From the listing below, count the lines where the string "that" occurs. Give the number, with no other words.

[Entries with chart source code]
— Begin —

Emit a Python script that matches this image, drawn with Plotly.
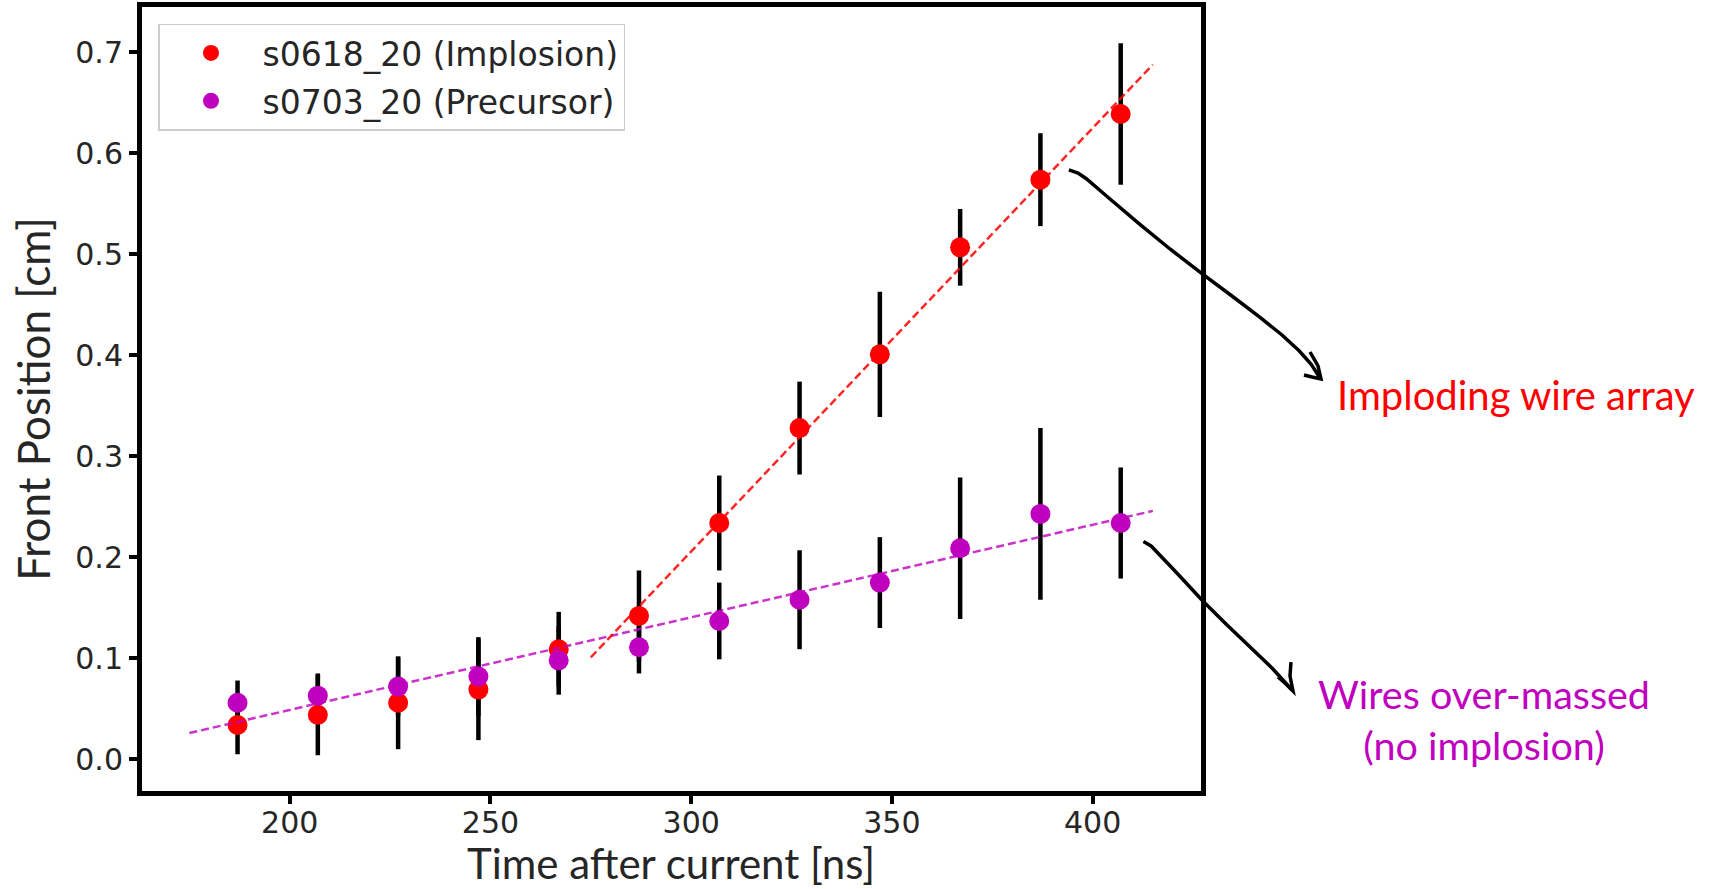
import plotly.graph_objects as go

# ---- data ----
time_ns = [187, 207, 227, 247, 267, 287, 307, 327, 347, 367, 387, 407]
implosion = [0.034, 0.044, 0.056, 0.069, 0.109, 0.142, 0.234, 0.328, 0.401, 0.507, 0.574, 0.639]
implosion_err = [0.029, 0.040, 0.046, 0.050, 0.037, 0.045, 0.047, 0.046, 0.062, 0.038, 0.046, 0.070]
precursor = [0.056, 0.063, 0.072, 0.082, 0.098, 0.111, 0.137, 0.158, 0.175, 0.209, 0.243, 0.234]
precursor_err = [0.022, 0.022, 0.029, 0.039, 0.034, 0.026, 0.038, 0.049, 0.045, 0.070, 0.085, 0.055]
fit_imp_t = [275, 415]
fit_imp_y = [0.101, 0.688]
fit_pre_t = [175, 415]
fit_pre_y = [0.026, 0.246]

names = ["s0618_20 (Implosion)", "s0703_20 (Precursor)"]
RED = "#ff0000"
MAG = "#bf00bf"

# ---- layout geometry (pixels) ----
FW, FH = 1719, 889
ML, MR, MT, MB = 142, 518, 7, 98
PW, PH = FW - ML - MR, FH - MT - MB


def paper(px, py):
    return (px - ML) / PW, (FH - MB - py) / PH


fig = go.Figure()

# error bars first (under markers)
for ys, es in [(implosion, implosion_err), (precursor, precursor_err)]:
    fig.add_trace(go.Scatter(
        x=time_ns, y=ys, mode="markers",
        marker=dict(size=1, color="rgba(0,0,0,0)"),
        error_y=dict(type="data", array=es, symmetric=True, color="black",
                     thickness=4.5, width=0),
        showlegend=False, hoverinfo="skip"))

fig.add_trace(go.Scatter(x=time_ns, y=implosion, mode="markers", name=names[0],
                         legendgroup="a",
                         marker=dict(size=20, color=RED)))
fig.add_trace(go.Scatter(x=time_ns, y=precursor, mode="markers", name=names[1],
                         legendgroup="b",
                         marker=dict(size=20, color=MAG)))

fig.add_trace(go.Scatter(x=fit_pre_t, y=fit_pre_y, mode="lines", showlegend=False,
                         line=dict(color=MAG, width=2.5, dash="8px,4px"), opacity=0.8))
fig.add_trace(go.Scatter(x=fit_imp_t, y=fit_imp_y, mode="lines", showlegend=False,
                         line=dict(color=RED, width=2.5, dash="8px,4px"), opacity=0.85))


def path_from(points):
    pts = [paper(x, y) for x, y in points]
    return "M " + " L ".join(f"{a:.5f},{b:.5f}" for a, b in pts)


arrow1 = [(1068.9, 169.9), (1078, 173), (1086, 178.5), (1110, 199), (1140.2, 224.7),
          (1170, 249), (1202.6, 274.1), (1232, 296), (1260.7, 317.9), (1282, 335),
          (1299.1, 350.8), (1311, 364), (1320, 378)]
head1 = [(1310, 352), (1318, 366), (1321, 379), (1312, 377), (1304, 375)]
arrow2 = [(1143.4, 541.6), (1151.1, 546), (1175, 571), (1202.6, 600.8), (1226, 624),
          (1249.8, 646.8), (1272, 668), (1292, 690)]
head2 = [(1291, 662), (1290, 676), (1293, 691), (1286, 684), (1278, 677)]

for pts in [arrow1, head1, arrow2, head2]:
    fig.add_shape(type="path", xref="paper", yref="paper", path=path_from(pts),
                  line=dict(color="black", width=3.5))

ax1, ay1 = paper(1516, 395)
ax2, ay2 = paper(1484, 719)
fig.add_annotation(x=ax1, y=ay1, xref="paper", yref="paper", text="Imploding wire array",
                   showarrow=False, font=dict(family="Lato", size=40, color=RED),
                   xanchor="center", yanchor="middle")
fig.add_annotation(x=ax2, y=ay2, xref="paper", yref="paper",
                   text="Wires over-massed<br>(no implosion)",
                   showarrow=False, font=dict(family="Lato", size=39.5, color=MAG),
                   xanchor="center", yanchor="middle", align="center")

# x-axis title placed as annotation, flush with the bottom edge
tx, ty = paper(671, 889)
fig.add_annotation(x=tx, y=ty, xref="paper", yref="paper", text="Time after current [ns]",
                   showarrow=False, font=dict(family="Lato", size=42, color="#262626"),
                   xanchor="center", yanchor="bottom", borderpad=0)

axis_common = dict(showline=True, linewidth=5, linecolor="black", mirror=True,
                   ticks="outside", ticklen=8, tickwidth=4, tickcolor="black",
                   showgrid=False, zeroline=False, automargin=False,
                   tickfont=dict(family="DejaVu Sans", size=30, color="#262626"))

fig.update_xaxes(range=[163.2, 427], tickvals=[200, 250, 300, 350, 400],
                 ticklabelstandoff=-7,
                 **axis_common)
fig.update_yaxes(range=[-0.0314, 0.745], tickvals=[0, 0.1, 0.2, 0.3, 0.4, 0.5, 0.6, 0.7],
                 tickformat=".1f",
                 title=dict(text="Front Position [cm]", standoff=12,
                            font=dict(family="Lato", size=44, color="#262626")),
                 **axis_common)

lx, ly = paper(158, 23.5)
fig.update_layout(
    width=FW, height=FH,
    margin=dict(l=ML, r=MR, t=MT, b=MB),
    paper_bgcolor="white", plot_bgcolor="white",
    legend=dict(x=lx, y=ly, xanchor="left", yanchor="top",
                bgcolor="white", bordercolor="#cccccc", borderwidth=1.5,
                font=dict(family="DejaVu Sans", size=33, color="#262626"),
                itemwidth=93, tracegroupgap=2),
)

fig.write_html("out.html")
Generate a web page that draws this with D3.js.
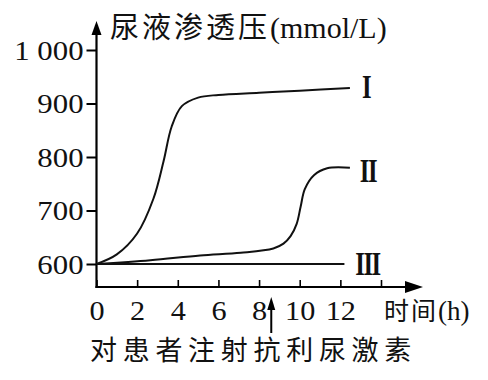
<!DOCTYPE html>
<html>
<head>
<meta charset="utf-8">
<script src="https://cdn.jsdelivr.net/npm/d3@7"></script>
<style>
  html, body { margin: 0; padding: 0; background: #fff; }
  svg { display: block; }
</style>
</head>
<body>
<svg id="chart" width="488" height="380"></svg>
<script>
// ---- data ----
const yTicks = [600, 700, 800, 900, 1000];
const yTickLabels = ["600", "700", "800", "900", "1 000"];
const xTicks = [0, 2, 4, 6, 8, 10, 12, 14];
const xTickLabels = ["0", "2", "4", "6", "8", "10", "12", ""];

const seriesI_t = [0, 1, 2, 2.8, 3.3, 3.7, 4.2, 5, 6, 8, 10, 12.47];
const seriesI_v = [600, 618, 657, 722, 792, 857, 895, 911, 916, 920, 924, 929];
const seriesII_t = [0, 2.65, 5.1, 7.1, 8.7, 9.2, 9.55, 9.85, 10.05, 10.25, 10.7, 11.35, 12.47];
const seriesII_v = [600, 607, 616, 621, 629, 638, 652, 675, 708, 740, 766, 779, 780];
const seriesIII_t = [0, 12.2];
const seriesIII_v = [600, 600];
const seriesNames = ["I", "II", "III"];

const yTitleCJK = "尿液渗透压";
const yTitleUnit = "(mmol/L)";
const xTitleCJK = "时间";
const xTitleUnit = "(h)";
const annotationText = "对患者注射抗利尿激素";
const annotationTime = 8.6;

// ---- scales ----
const svg = d3.select("#chart");
const x = d3.scaleLinear().domain([0, 14]).range([96.5, 381]);
const y = d3.scaleLinear().domain([600, 1000]).range([264, 50]);
const axisY0 = 287;   // pixel position of x axis line
const axisTopY = 21;  // tip of y axis arrow
const axisRightX = 423;

const SERIF = "'Liberation Serif', 'Times New Roman', serif";
const CJK = "'Noto Sans CJK SC', 'Noto Sans CJK JP', sans-serif";

// ---- axes ----
const gy = svg.append("g").attr("transform", `translate(${x(0)},0)`)
  .call(d3.axisLeft(y).tickValues(yTicks).tickSize(10).tickPadding(3)
    .tickFormat((d, i) => yTickLabels[i]));
gy.attr("font-family", SERIF).attr("font-size", 27);
gy.select(".domain").remove();
gy.selectAll(".tick line").attr("stroke", "#000").attr("stroke-width", 2);
gy.selectAll(".tick text")
  .style("font-family", SERIF).style("font-size", "27px")
  .attr("fill", "#111")
  .attr("x", -13 / 1.14).attr("dy", "0.34em")
  .attr("transform", "scale(1.14,1)");

const gx = svg.append("g").attr("transform", `translate(0,${axisY0})`)
  .call(d3.axisBottom(x).tickValues(xTicks).tickSize(-7).tickPadding(14)
    .tickFormat((d, i) => xTickLabels[i]));
gx.attr("font-family", SERIF).attr("font-size", 27);
gx.select(".domain").remove();
gx.selectAll(".tick line").attr("stroke", "#000").attr("stroke-width", 1.6);
gx.selectAll(".tick text")
  .style("font-family", SERIF).style("font-size", "27px")
  .attr("fill", "#111")
  .attr("transform", "scale(1.12,1)");

// axis lines with arrows
svg.append("line").attr("x1", x(0)).attr("y1", axisY0 + 1).attr("x2", x(0)).attr("y2", axisTopY + 10)
  .attr("stroke", "#000").attr("stroke-width", 2.2);
svg.append("path")
  .attr("d", `M${x(0)},${axisTopY} L${x(0) - 5},${axisTopY + 14} L${x(0) + 5},${axisTopY + 14} Z`)
  .attr("fill", "#000");
svg.append("line").attr("x1", x(0) - 1).attr("y1", axisY0).attr("x2", axisRightX - 10).attr("y2", axisY0)
  .attr("stroke", "#000").attr("stroke-width", 2.2);
svg.append("path")
  .attr("d", `M${axisRightX},${axisY0} L${axisRightX - 18},${axisY0 - 6} L${axisRightX - 18},${axisY0 + 6} Z`)
  .attr("fill", "#000");

// ---- lines ----
const line = d3.line().x(d => x(d[0])).y(d => y(d[1])).curve(d3.curveCatmullRom.alpha(0.5));
const allSeries = [
  d3.zip(seriesI_t, seriesI_v),
  d3.zip(seriesII_t, seriesII_v),
  d3.zip(seriesIII_t, seriesIII_v)
];
svg.selectAll("path.series").data(allSeries).join("path")
  .attr("class", "series")
  .attr("d", line)
  .attr("fill", "none").attr("stroke", "#111").attr("stroke-width", 2);

// series labels
const labelPos = [[366, 98], [368, 182], [367.5, 275]];
svg.selectAll("text.slabel").data(seriesNames).join("text")
  .attr("class", "slabel")
  .attr("transform", (d, i) => `translate(${labelPos[i][0]},${labelPos[i][1]}) scale(0.75,1)`)
  .attr("text-anchor", "middle")
  .style("font-family", SERIF)
  .attr("font-size", 33)
  .attr("font-weight", "bold")
  .attr("letter-spacing", -2)
  .attr("fill", "#111")
  .text(d => d);

// ---- titles ----
const t1 = svg.append("text").attr("x", 110).attr("y", 38).attr("fill", "#111");
t1.append("tspan").style("font-family", CJK).attr("font-size", 29).attr("letter-spacing", 3).text(yTitleCJK);
t1.append("tspan").style("font-family", SERIF).attr("font-size", 30).text(yTitleUnit);

const t2 = svg.append("text").attr("x", 384).attr("y", 320).attr("fill", "#111");
t2.append("tspan").style("font-family", CJK).attr("font-size", 25).attr("letter-spacing", 2).text(xTitleCJK);
t2.append("tspan").style("font-family", SERIF).attr("font-size", 27).text(xTitleUnit);

// annotation arrow
const ax = x(annotationTime);
svg.append("line").attr("x1", ax).attr("y1", 333).attr("x2", ax).attr("y2", 306)
  .attr("stroke", "#000").attr("stroke-width", 2);
svg.append("path")
  .attr("d", `M${ax},${297} L${ax - 4},${310} L${ax + 4},${310} Z`).attr("fill", "#000");

svg.append("text").style("font-family", CJK).attr("x", 90).attr("y", 360)
  .attr("font-size", 27).attr("letter-spacing", 5.7)
  .attr("fill", "#111").text(annotationText);
</script>
</body>
</html>
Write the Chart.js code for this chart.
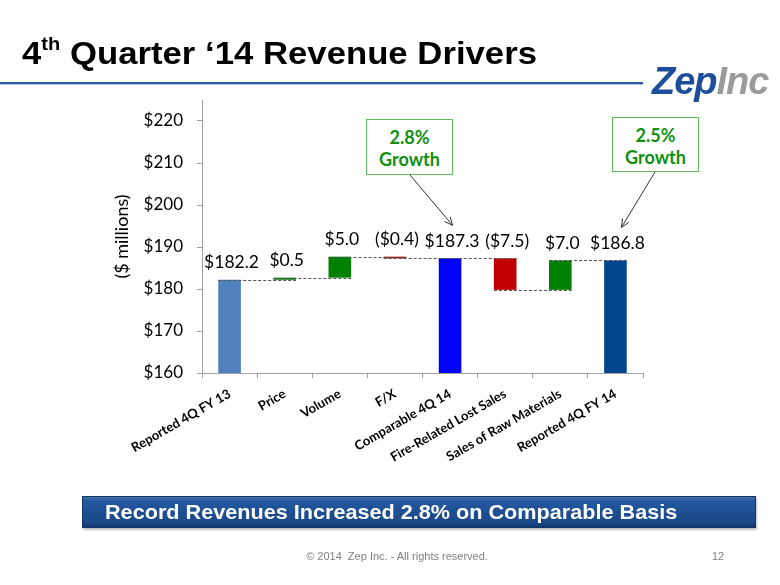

— End —

- [Result] 2